* Given problem: Extract everything from the first line through the line with "const nTicks = [500, 1000, 1500, 2000, 2500]", both ends included, except for any pictures.

##### Given information #####

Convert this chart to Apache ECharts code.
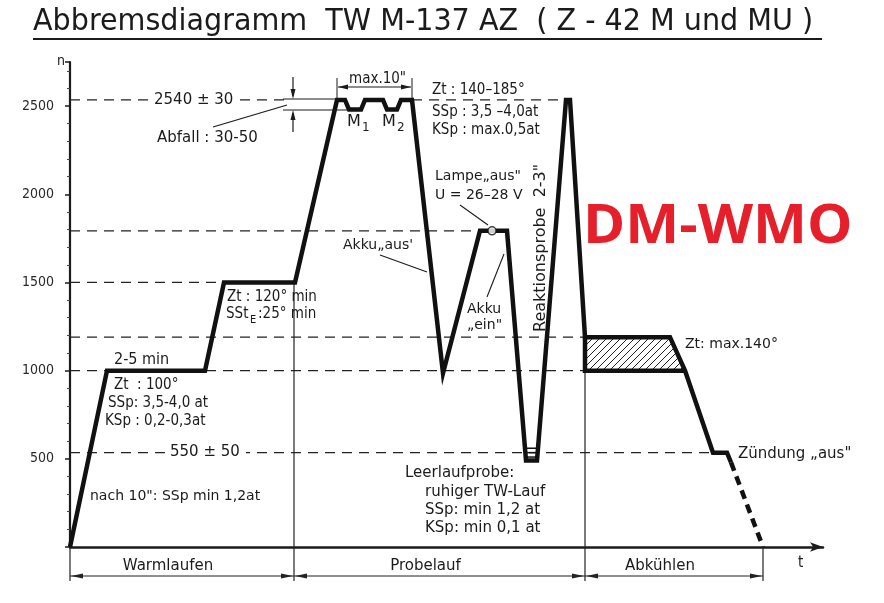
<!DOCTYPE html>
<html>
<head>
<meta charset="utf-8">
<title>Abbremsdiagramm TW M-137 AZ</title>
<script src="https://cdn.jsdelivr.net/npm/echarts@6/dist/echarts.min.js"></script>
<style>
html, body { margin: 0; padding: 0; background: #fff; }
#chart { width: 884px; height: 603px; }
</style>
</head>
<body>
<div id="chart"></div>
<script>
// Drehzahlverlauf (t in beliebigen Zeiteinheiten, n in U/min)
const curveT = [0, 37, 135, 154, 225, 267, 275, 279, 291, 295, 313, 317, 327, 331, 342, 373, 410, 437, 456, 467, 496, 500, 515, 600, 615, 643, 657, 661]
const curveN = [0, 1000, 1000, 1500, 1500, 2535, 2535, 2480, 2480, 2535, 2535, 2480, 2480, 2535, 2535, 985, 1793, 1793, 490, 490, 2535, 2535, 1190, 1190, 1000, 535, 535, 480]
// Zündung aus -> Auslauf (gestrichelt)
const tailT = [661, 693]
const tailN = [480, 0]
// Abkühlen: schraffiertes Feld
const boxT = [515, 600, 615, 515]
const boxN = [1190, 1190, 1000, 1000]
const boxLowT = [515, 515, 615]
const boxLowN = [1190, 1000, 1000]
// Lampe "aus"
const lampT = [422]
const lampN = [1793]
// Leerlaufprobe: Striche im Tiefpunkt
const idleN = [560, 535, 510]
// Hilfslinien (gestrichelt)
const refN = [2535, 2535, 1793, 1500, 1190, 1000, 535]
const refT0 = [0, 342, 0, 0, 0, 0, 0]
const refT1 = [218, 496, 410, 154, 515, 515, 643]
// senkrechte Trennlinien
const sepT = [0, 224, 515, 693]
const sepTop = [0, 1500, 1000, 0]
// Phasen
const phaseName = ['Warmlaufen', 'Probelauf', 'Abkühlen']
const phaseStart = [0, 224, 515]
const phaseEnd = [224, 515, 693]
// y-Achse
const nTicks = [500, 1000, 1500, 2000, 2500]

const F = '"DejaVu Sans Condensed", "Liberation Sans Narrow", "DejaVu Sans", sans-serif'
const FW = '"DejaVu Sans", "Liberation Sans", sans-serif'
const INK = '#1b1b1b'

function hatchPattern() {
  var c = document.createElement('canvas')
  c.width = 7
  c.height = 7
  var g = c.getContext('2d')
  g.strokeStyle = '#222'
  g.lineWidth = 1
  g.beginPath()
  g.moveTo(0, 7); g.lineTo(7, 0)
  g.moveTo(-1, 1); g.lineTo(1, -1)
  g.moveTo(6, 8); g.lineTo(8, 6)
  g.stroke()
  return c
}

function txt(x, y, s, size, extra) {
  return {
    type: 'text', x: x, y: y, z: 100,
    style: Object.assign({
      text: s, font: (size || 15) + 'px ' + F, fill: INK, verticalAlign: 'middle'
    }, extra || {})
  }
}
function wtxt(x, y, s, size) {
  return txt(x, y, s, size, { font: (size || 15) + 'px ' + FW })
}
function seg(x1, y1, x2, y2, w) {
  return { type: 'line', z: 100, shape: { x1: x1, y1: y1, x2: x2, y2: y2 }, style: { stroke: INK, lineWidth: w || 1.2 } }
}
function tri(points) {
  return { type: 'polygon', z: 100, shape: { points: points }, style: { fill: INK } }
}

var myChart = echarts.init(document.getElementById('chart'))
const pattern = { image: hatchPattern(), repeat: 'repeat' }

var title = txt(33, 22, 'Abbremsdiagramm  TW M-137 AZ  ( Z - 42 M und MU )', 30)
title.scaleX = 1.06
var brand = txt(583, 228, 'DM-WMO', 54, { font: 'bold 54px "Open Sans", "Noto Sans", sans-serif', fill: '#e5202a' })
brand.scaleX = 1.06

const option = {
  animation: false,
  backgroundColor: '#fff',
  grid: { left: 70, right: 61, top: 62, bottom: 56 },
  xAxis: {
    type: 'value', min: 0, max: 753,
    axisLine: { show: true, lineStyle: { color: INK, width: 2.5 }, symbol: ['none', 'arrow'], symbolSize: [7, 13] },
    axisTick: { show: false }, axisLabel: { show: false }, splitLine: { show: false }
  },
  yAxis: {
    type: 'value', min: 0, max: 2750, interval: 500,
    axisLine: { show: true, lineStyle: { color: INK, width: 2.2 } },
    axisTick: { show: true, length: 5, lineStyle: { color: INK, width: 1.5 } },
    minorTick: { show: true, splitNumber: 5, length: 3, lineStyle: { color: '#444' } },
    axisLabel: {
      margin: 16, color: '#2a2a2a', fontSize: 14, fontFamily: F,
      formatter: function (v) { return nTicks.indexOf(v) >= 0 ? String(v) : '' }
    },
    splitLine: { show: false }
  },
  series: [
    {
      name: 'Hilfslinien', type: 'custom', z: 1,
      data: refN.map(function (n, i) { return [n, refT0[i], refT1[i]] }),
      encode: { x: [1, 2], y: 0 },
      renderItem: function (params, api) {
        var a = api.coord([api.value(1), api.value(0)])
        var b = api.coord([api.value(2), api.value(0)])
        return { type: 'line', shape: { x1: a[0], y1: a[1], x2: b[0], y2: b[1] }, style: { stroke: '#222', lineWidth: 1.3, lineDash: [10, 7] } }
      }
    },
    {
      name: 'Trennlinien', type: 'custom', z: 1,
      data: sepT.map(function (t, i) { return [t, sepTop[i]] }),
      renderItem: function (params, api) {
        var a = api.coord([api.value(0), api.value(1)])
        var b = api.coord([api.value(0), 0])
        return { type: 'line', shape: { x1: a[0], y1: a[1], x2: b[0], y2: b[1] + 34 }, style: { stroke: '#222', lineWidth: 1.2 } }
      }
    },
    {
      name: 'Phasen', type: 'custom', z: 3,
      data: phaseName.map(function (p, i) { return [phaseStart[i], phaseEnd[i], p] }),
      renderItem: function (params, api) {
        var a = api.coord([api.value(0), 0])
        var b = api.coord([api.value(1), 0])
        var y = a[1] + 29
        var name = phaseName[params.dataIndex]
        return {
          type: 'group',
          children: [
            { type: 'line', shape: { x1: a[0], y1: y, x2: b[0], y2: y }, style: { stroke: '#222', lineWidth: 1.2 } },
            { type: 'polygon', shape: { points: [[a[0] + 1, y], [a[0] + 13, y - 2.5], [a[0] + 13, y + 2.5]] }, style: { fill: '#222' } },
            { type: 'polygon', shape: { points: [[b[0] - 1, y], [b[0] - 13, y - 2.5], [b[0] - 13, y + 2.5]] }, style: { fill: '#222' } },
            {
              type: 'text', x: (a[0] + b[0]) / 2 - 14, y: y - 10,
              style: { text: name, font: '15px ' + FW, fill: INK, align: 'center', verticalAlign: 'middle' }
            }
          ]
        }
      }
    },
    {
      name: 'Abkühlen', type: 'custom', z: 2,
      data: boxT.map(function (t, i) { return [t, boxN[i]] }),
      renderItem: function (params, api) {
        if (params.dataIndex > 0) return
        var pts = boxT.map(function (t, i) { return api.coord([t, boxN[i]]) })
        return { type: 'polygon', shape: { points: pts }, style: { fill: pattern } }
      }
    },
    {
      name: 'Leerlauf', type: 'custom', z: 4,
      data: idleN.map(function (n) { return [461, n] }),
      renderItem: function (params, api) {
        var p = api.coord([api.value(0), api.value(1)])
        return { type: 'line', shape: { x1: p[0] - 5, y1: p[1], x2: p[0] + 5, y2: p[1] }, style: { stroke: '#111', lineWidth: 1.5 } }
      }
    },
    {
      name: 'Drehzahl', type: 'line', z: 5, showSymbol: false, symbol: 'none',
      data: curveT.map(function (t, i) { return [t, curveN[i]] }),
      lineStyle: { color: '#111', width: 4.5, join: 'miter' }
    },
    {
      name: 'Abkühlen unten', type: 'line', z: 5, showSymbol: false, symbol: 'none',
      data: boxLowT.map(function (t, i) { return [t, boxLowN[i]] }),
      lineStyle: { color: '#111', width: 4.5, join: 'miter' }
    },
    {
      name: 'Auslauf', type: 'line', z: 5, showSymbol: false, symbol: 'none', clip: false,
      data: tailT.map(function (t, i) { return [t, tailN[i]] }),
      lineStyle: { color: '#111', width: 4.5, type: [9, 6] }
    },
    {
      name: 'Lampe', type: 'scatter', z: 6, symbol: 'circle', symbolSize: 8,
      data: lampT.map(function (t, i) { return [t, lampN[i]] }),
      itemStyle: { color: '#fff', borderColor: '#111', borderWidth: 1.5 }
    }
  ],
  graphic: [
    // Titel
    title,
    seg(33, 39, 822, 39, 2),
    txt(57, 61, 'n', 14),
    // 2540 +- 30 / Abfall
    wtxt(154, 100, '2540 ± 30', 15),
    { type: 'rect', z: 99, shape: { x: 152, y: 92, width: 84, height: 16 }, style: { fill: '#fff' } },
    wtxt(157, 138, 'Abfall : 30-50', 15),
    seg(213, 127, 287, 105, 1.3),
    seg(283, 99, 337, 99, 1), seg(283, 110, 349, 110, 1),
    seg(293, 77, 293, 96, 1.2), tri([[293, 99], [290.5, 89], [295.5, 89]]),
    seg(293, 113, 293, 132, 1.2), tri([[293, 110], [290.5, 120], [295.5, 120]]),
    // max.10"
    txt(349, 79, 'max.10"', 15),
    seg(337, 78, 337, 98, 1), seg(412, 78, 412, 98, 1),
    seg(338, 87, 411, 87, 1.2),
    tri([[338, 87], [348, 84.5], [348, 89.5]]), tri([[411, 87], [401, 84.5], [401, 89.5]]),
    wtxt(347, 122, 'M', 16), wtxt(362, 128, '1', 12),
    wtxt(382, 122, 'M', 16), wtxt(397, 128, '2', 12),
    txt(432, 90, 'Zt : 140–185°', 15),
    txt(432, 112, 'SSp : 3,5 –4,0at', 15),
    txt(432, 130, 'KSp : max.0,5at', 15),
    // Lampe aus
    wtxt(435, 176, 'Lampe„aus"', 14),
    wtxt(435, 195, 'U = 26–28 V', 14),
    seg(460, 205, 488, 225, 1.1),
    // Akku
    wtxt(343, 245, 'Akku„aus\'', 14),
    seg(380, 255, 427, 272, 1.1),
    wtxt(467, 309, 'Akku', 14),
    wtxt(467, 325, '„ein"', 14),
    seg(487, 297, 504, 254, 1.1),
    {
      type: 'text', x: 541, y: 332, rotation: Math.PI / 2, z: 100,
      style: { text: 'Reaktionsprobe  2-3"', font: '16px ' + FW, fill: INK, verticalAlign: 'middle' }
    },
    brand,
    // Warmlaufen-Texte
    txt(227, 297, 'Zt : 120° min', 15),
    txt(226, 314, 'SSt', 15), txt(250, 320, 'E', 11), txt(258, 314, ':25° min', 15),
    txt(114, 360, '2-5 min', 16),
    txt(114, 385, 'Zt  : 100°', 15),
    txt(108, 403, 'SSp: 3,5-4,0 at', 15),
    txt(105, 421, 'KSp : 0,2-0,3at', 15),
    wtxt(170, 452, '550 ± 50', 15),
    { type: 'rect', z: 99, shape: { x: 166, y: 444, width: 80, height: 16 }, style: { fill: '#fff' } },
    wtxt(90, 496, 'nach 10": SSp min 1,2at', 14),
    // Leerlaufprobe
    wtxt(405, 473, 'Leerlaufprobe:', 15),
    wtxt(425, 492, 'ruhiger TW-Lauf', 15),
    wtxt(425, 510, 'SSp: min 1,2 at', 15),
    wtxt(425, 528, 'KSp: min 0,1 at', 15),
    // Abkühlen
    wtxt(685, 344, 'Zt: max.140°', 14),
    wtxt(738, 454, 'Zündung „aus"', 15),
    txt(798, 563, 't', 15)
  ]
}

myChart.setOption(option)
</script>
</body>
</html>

#####

* Final result:
Convert this chart to Apache ECharts code.
<!DOCTYPE html>
<html>
<head>
<meta charset="utf-8">
<title>Abbremsdiagramm TW M-137 AZ</title>
<script src="https://cdn.jsdelivr.net/npm/echarts@6/dist/echarts.min.js"></script>
<style>
html, body { margin: 0; padding: 0; background: #fff; }
#chart { width: 884px; height: 603px; }
</style>
</head>
<body>
<div id="chart"></div>
<script>
// Drehzahlverlauf (t in beliebigen Zeiteinheiten, n in U/min)
const curveT = [0, 37, 135, 154, 225, 267, 275, 279, 291, 295, 313, 317, 327, 331, 342, 373, 410, 437, 456, 467, 496, 500, 515, 600, 615, 643, 657, 661]
const curveN = [0, 1000, 1000, 1500, 1500, 2535, 2535, 2480, 2480, 2535, 2535, 2480, 2480, 2535, 2535, 985, 1793, 1793, 490, 490, 2535, 2535, 1190, 1190, 1000, 535, 535, 480]
// Zündung aus -> Auslauf (gestrichelt)
const tailT = [661, 693]
const tailN = [480, 0]
// Abkühlen: schraffiertes Feld
const boxT = [515, 600, 615, 515]
const boxN = [1190, 1190, 1000, 1000]
const boxLowT = [515, 515, 615]
const boxLowN = [1190, 1000, 1000]
// Lampe "aus"
const lampT = [422]
const lampN = [1793]
// Leerlaufprobe: Striche im Tiefpunkt
const idleN = [560, 535, 510]
// Hilfslinien (gestrichelt)
const refN = [2535, 2535, 1793, 1500, 1190, 1000, 535]
const refT0 = [0, 342, 0, 0, 0, 0, 0]
const refT1 = [218, 496, 410, 154, 515, 515, 643]
// senkrechte Trennlinien
const sepT = [0, 224, 515, 693]
const sepTop = [0, 1500, 1000, 0]
// Phasen
const phaseName = ['Warmlaufen', 'Probelauf', 'Abkühlen']
const phaseStart = [0, 224, 515]
const phaseEnd = [224, 515, 693]
// y-Achse
const nTicks = [500, 1000, 1500, 2000, 2500]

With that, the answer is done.